A nasty combo of the flu, returning to work for close to full time for the first time since the wreck, and a fairly major depressive episode managed to neatly take me 1-2-3 out of pretty much everything, including writing and blogging. But I am slowly crawling back to full speed, although it might take me a bit to get back to even a rapid crawl.
Before I was so rudely interrupted by my body, I was working on finishing the first in-depth revision of Moving on Nightfall, with about 20ish pages left to go. (I say 20ish because I have less, but there are some parts I need to expand, so the page count will go up slightly.) Revising is hard work. There are times I really like it, such as when I take a story that is very rough and make it open and exposed and clear. And turning a mediocre rough draft into a good piece of writing is great fun. Revising short stories takes a lot of time, but there is a clear end in sight, 2, 7, 13, 22 pages. Easy enough goals to see the end of.
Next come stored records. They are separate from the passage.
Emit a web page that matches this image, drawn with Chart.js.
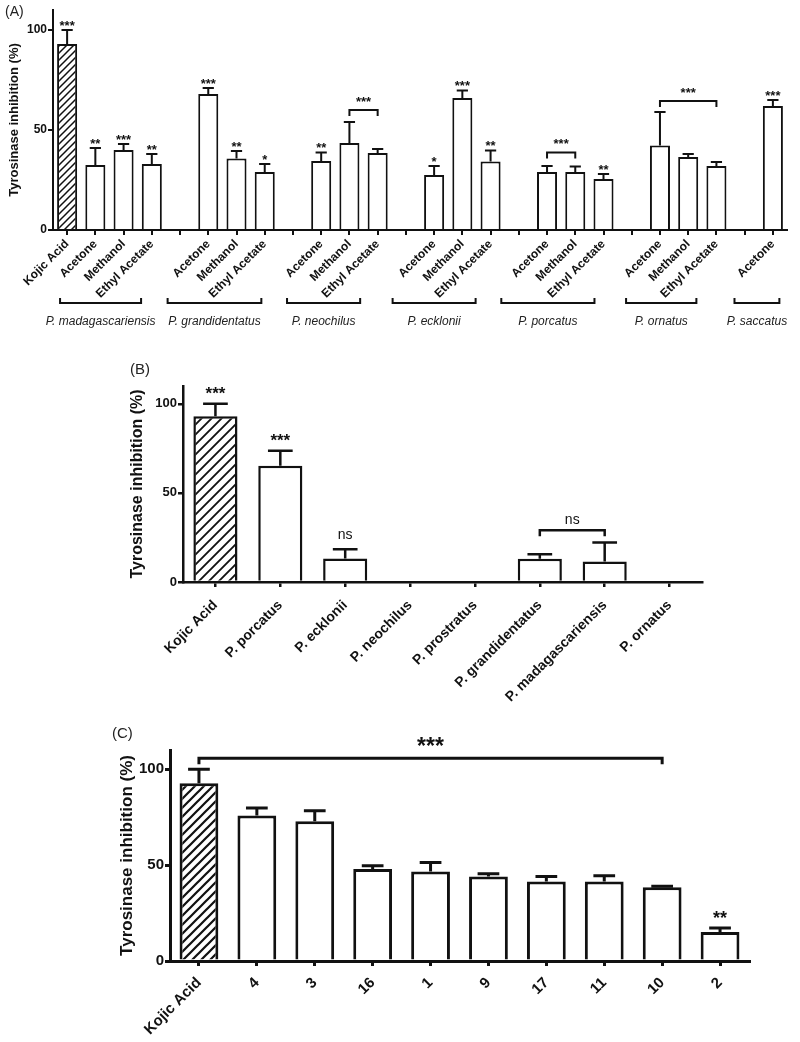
<!DOCTYPE html>
<html>
<head>
<meta charset="utf-8">
<script src="https://cdn.jsdelivr.net/npm/chart.js@4.4.0/dist/chart.umd.min.js"></script>
<style>
  body { margin: 0; background: #fff; width: 800px; height: 1042px; position: relative; overflow: hidden; }
  canvas { position: absolute; left: 0; }
  .tag { position: absolute; line-height: 1; color: #222; font-family: 'Liberation Sans', Arial, sans-serif; }
</style>
</head>
<body>
<canvas id="chartA" width="800" height="340" style="top:0"></canvas>
<canvas id="chartB" width="800" height="380" style="top:340px"></canvas>
<canvas id="chartC" width="800" height="322" style="top:720px"></canvas>
<div class="tag" style="left:5px;top:4px;font-size:14px">(A)</div>
<div class="tag" style="left:130px;top:361px;font-size:15px">(B)</div>
<div class="tag" style="left:112px;top:725px;font-size:15px">(C)</div>
<script>
const FONT = "'Liberation Sans', Arial, sans-serif";
const yTicks = [0, 50, 100];
const yTitle = 'Tyrosinase inhibition (%)';

// Panel A - extracts per species (empty slots separate the groups)
const aLabels = ['Kojic Acid', 'Acetone', 'Methanol', 'Ethyl Acetate', '',
  'Acetone', 'Methanol', 'Ethyl Acetate', '',
  'Acetone', 'Methanol', 'Ethyl Acetate', '',
  'Acetone', 'Methanol', 'Ethyl Acetate', '',
  'Acetone', 'Methanol', 'Ethyl Acetate', '',
  'Acetone', 'Methanol', 'Ethyl Acetate', '',
  'Acetone'];
const aValues = [93, 32.5, 40, 33, null, 68, 35.7, 29, null, 34.5, 43.5, 38.5, null,
  27.5, 66, 34.3, null, 29, 29, 25.5, null, 42.3, 36.5, 32, null, 62];
const aErrors = [7, 8.5, 3, 5, null, 3, 3.8, 4, null, 4.2, 10.5, 2, null,
  4.5, 3.7, 5.4, null, 3, 2.7, 2.5, null, 16.7, 1.5, 2, null, 3];
const aStars = ['***', '**', '***', '**', '', '***', '**', '*', '', '**', '', '', '',
  '*', '***', '**', '', '', '', '**', '', '', '', '', '', '***'];
const aBrackets = [
  { from: 10, to: 11, at: 60, text: '***' },
  { from: 17, to: 18, at: 38.7, text: '***' },
  { from: 21, to: 23, at: 64.5, text: '***' }
];
const aGroups = [
  { name: 'P. madagascariensis', from: -0.25, to: 2.62 },
  { name: 'P. grandidentatus', from: 3.56, to: 6.88 },
  { name: 'P. neochilus', from: 7.79, to: 10.38 },
  { name: 'P. ecklonii', from: 11.53, to: 14.47 },
  { name: 'P. porcatus', from: 15.38, to: 18.68 },
  { name: 'P. ornatus', from: 19.8, to: 22.29 },
  { name: 'P. saccatus', from: 23.64, to: 25.23 }
];

// Panel B - species
const bLabels = ['Kojic Acid', 'P. porcatus', 'P. ecklonii', 'P. neochilus', 'P. prostratus',
  'P. grandidentatus', 'P. madagascariensis', 'P. ornatus'];
const bValues = [93, 65.2, 13.2, null, null, 13, 11.5, null];
const bErrors = [7, 8.4, 5.2, null, null, 2.6, 10.7, null];
const bStars = ['***', '***', 'ns', '', '', '', '', ''];
const bBrackets = [{ from: 5, to: 6, at: 29, text: 'ns' }];

// Panel C - compounds
const cLabels = ['Kojic Acid', '4', '3', '16', '1', '9', '17', '11', '10', '2'];
const cValues = [92.7, 75.8, 72.9, 47.9, 46.7, 44, 41.5, 41.5, 38.5, 15.1];
const cErrors = [7.3, 3.9, 5.4, 1.7, 4.7, 1.5, 2.5, 2.9, 0.5, 2.1];
const cStars = ['', '', '', '', '', '', '', '', '', '**'];
const cBrackets = [{ from: 0, to: 8, at: 105.7, text: '***' }];

function hatch(size, lw) {
    const c = document.createElement('canvas');
    c.width = c.height = size;
    const g = c.getContext('2d');
    g.fillStyle = '#fff';
    g.fillRect(0, 0, size, size);
    g.strokeStyle = '#111';
    g.lineWidth = lw;
    g.beginPath();
    g.moveTo(0, size); g.lineTo(size, 0);
    g.moveTo(-size / 2, size / 2); g.lineTo(size / 2, -size / 2);
    g.moveTo(size / 2, size * 1.5); g.lineTo(size * 1.5, size / 2);
    g.stroke();
    return g.createPattern(c, 'repeat');
}

// draws "***" / "ns" centred dist px above yRef
function sigText(ctx, text, x, yRef, dist, size) {
    const ns = text === 'ns';
    ctx.font = (ns ? '' : 'bold ') + size + 'px ' + FONT;
    ctx.fillText(text, x, yRef - dist + (ns ? 0.26 : 0.58) * size);
}

const annotate = {
    id: 'annotate',
    afterDatasetsDraw(chart, args, o) {
        const ctx = chart.ctx;
        const xs = chart.scales.x, ys = chart.scales.y;
        const meta = chart.getDatasetMeta(0);
        const vals = chart.data.datasets[0].data;
        ctx.save();
        ctx.strokeStyle = '#111';
        ctx.fillStyle = '#111';
        ctx.lineWidth = o.lw;
        ctx.textAlign = 'center';
        ctx.textBaseline = 'alphabetic';

        vals.forEach((v, i) => {
            if (v == null) return;
            const bar = meta.data[i];
            const top = ys.getPixelForValue(v + o.errors[i]);
            const cap = bar.width * 0.28;
            ctx.beginPath();
            ctx.moveTo(bar.x, bar.y);
            ctx.lineTo(bar.x, top);
            ctx.moveTo(bar.x - cap, top);
            ctx.lineTo(bar.x + cap, top);
            ctx.stroke();
            if (o.stars[i]) {
                const ns = o.stars[i] === 'ns';
                sigText(ctx, o.stars[i], bar.x, top, ns ? o.nsDist : o.starDist, ns ? o.nsSize : o.starSize);
            }
        });

        o.brackets.forEach(b => {
            const x1 = xs.getPixelForValue(b.from);
            const x2 = xs.getPixelForValue(b.to);
            const yy = ys.getPixelForValue(b.at);
            ctx.beginPath();
            ctx.moveTo(x1, yy + o.drop);
            ctx.lineTo(x1, yy);
            ctx.lineTo(x2, yy);
            ctx.lineTo(x2, yy + o.drop);
            ctx.stroke();
            const ns = b.text === 'ns';
            sigText(ctx, b.text, (x1 + x2) / 2, yy, ns ? 10 : o.bracketDist, ns ? o.nsSize : o.bracketSize);
        });

        if (o.groups) {
            const by = chart.chartArea.bottom + 73;
            ctx.font = 'italic 12px ' + FONT;
            ctx.fillStyle = '#222';
            ctx.textBaseline = 'middle';
            o.groups.forEach(g => {
                const x1 = xs.getPixelForValue(g.from);
                const x2 = xs.getPixelForValue(g.to);
                ctx.beginPath();
                ctx.moveTo(x1, by - 5);
                ctx.lineTo(x1, by);
                ctx.lineTo(x2, by);
                ctx.lineTo(x2, by - 5);
                ctx.stroke();
                ctx.fillText(g.name, (x1 + x2) / 2, by + 19);
            });
        }
        ctx.restore();
    }
};

function buildChart(id, p) {
    return new Chart(document.getElementById(id), {
        type: 'bar',
        data: {
            labels: p.labels,
            datasets: [{
                data: p.values,
                backgroundColor: p.values.map((v, i) => i === 0 ? hatch(p.hatch, p.lw * 0.75) : '#fff'),
                borderColor: '#111',
                borderWidth: p.lw,
                borderSkipped: 'bottom',
                categoryPercentage: 1,
                barPercentage: p.barPct
            }]
        },
        options: {
            responsive: false,
            animation: false,
            layout: { padding: p.pad },
            plugins: {
                legend: { display: false },
                tooltip: { enabled: false },
                annotate: {
                    lw: p.lw,
                    errors: p.errors,
                    stars: p.stars,
                    brackets: p.brackets,
                    groups: p.groups,
                    starDist: p.starDist,
                    starSize: p.starSize,
                    nsDist: p.nsDist || 0,
                    nsSize: p.nsSize || 14,
                    bracketDist: p.bracketDist,
                    bracketSize: p.bracketSize,
                    drop: 6
                }
            },
            scales: {
                x: {
                    grid: { offset: false, drawOnChartArea: false, color: '#111', lineWidth: p.lw, tickLength: 5 },
                    border: { color: '#111', width: p.lw },
                    ticks: {
                        autoSkip: false, minRotation: 45, maxRotation: 45, padding: p.xPad, color: '#111',
                        font: { family: FONT, size: p.xFont, weight: 'bold' }
                    },
                    afterFit: s => { s.height = p.xHeight; }
                },
                y: {
                    min: 0,
                    max: 110,
                    afterBuildTicks: s => { s.ticks = yTicks.map(v => ({ value: v })); },
                    grid: { drawOnChartArea: false, color: '#111', lineWidth: p.lw, tickLength: 5 },
                    border: { color: '#111', width: p.lw },
                    ticks: { padding: 1, color: '#111', font: { family: FONT, size: p.yFont, weight: 'bold' } },
                    title: {
                        display: true, text: yTitle, color: '#111', padding: { top: 0, bottom: 0 },
                        font: { family: FONT, size: p.titleFont, weight: 'bold' }
                    },
                    afterFit: s => { s.width = p.yWidth; }
                }
            }
        },
        plugins: [annotate]
    });
}

buildChart('chartA', {
    labels: aLabels, values: aValues, errors: aErrors, stars: aStars, brackets: aBrackets, groups: aGroups,
    pad: { left: 7, right: 13, top: 10, bottom: 0 }, yWidth: 46, xHeight: 110,
    lw: 2, barPct: 0.71, hatch: 7, xFont: 12, xPad: 2, yFont: 12, titleFont: 13,
    starDist: 8, starSize: 13, bracketDist: 12, bracketSize: 13
});

buildChart('chartB', {
    labels: bLabels, values: bValues, errors: bErrors, stars: bStars, brackets: bBrackets,
    pad: { left: 128, right: 98, top: 46, bottom: 0 }, yWidth: 55, xHeight: 138,
    lw: 2.5, barPct: 0.68, hatch: 10, xFont: 14, xPad: 10, yFont: 13, titleFont: 16,
    starDist: 15, starSize: 17, nsDist: 14, nsSize: 14, bracketDist: 10, bracketSize: 17
});

buildChart('chartC', {
    labels: cLabels, values: cValues, errors: cErrors, stars: cStars, brackets: cBrackets,
    pad: { left: 117, right: 51, top: 30, bottom: 0 }, yWidth: 53, xHeight: 81,
    lw: 3, barPct: 0.67, hatch: 9, xFont: 15, xPad: 8, yFont: 15, titleFont: 17,
    starDist: 14, starSize: 18, bracketDist: 18, bracketSize: 23
});
</script>
</body>
</html>
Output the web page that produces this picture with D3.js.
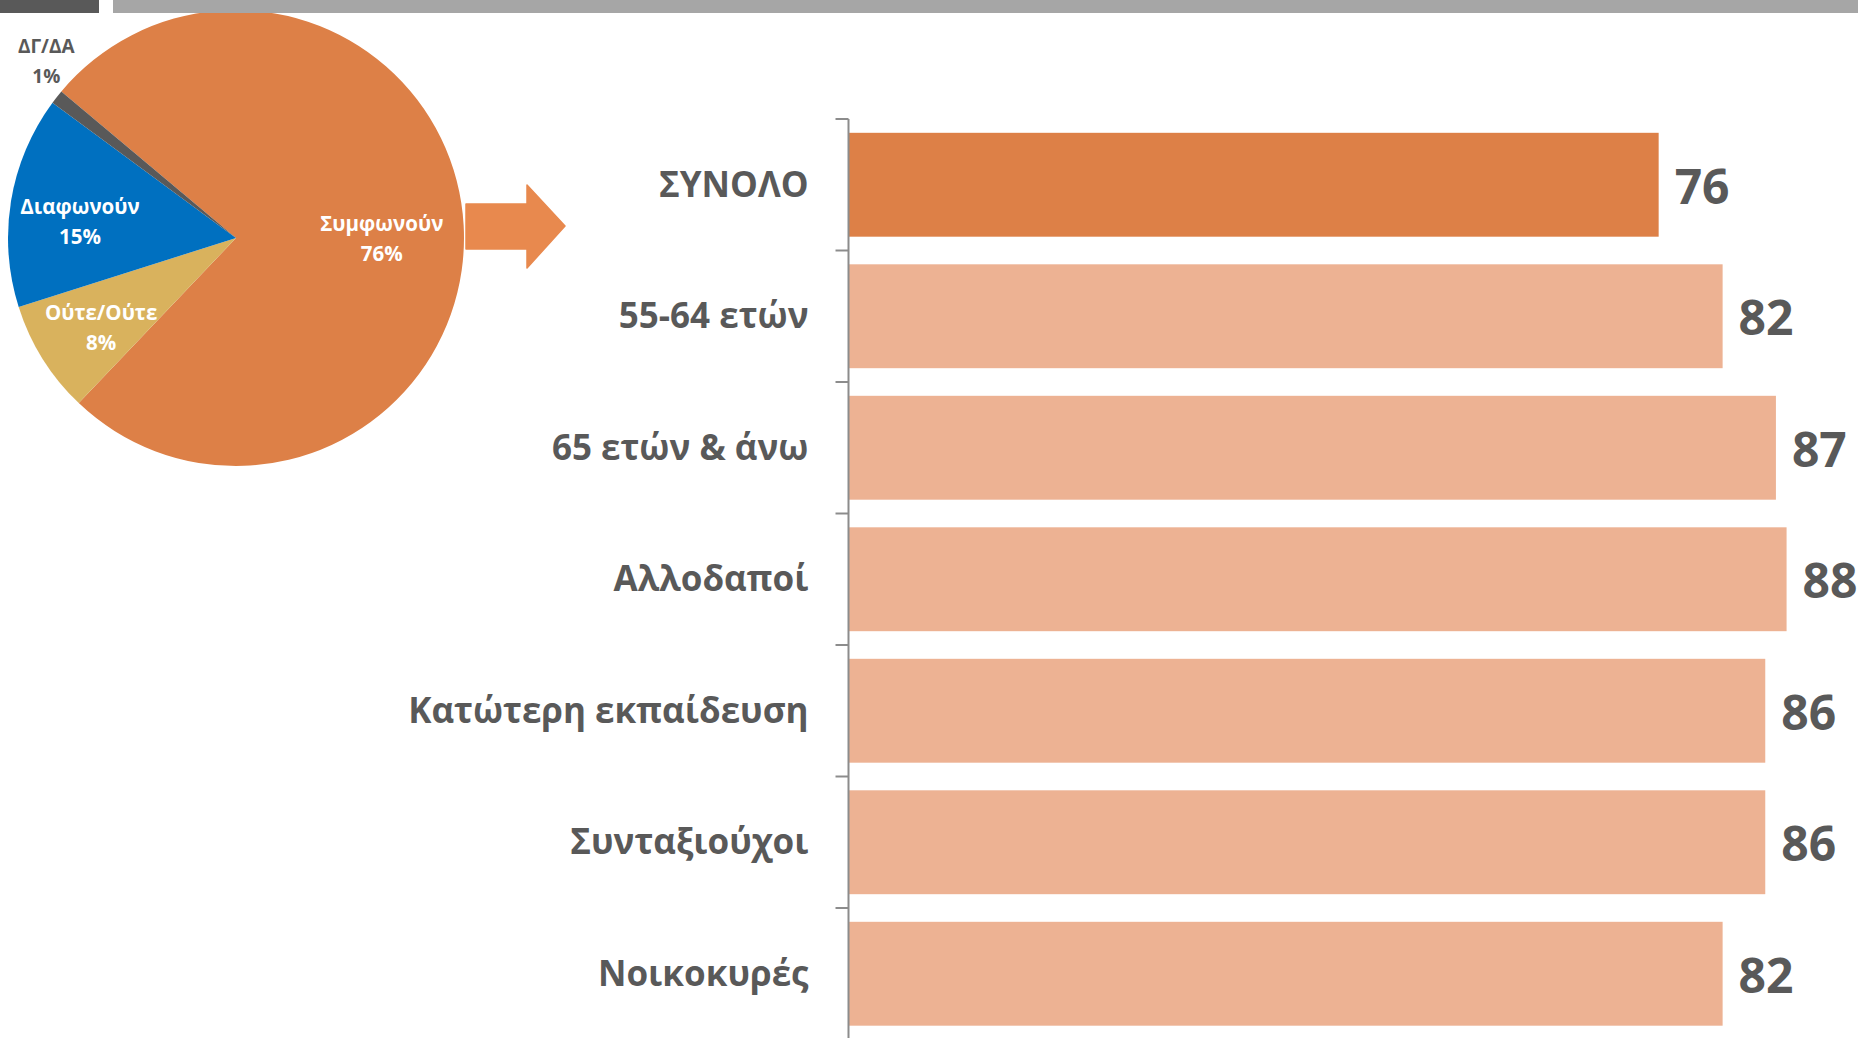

Revising a book however, is quite different. When I was writing the first draft of Moving on Nightfall, I was focused on getting it down, so I ended up with many contradictions in plot, and characters turned out much differently than I planned. Pushing out the last fifty pages was hard; I was tired of the story, frustrated about the ending, and I just wanted it done. So obviously, when I went back to start revising, I thought it would be easier than writing those those last 50 pages.
Yeah right.
Revising a work of this length is a lot of work- especially since there were so many plot kinks I needed to work out and so many characters I needed to shape more fully. And since the end of the book was harder for me to push out, the further along in revising I got, the harder it was because of all of the abbreviated scenes and tripped up plots lines. This last 20ish pages to go and the 30 before those have been really hard. So I am pushing hard to finish revising this last section, and I know it will feel good when I finally get it done, but damn, it is a pain in the ass.
I actually think (hope) that perhaps the next revision is going to go a lot smoother, simply because I have fixed a lot of the knots and can focus more on language and flow. At least, that is what I am telling myself.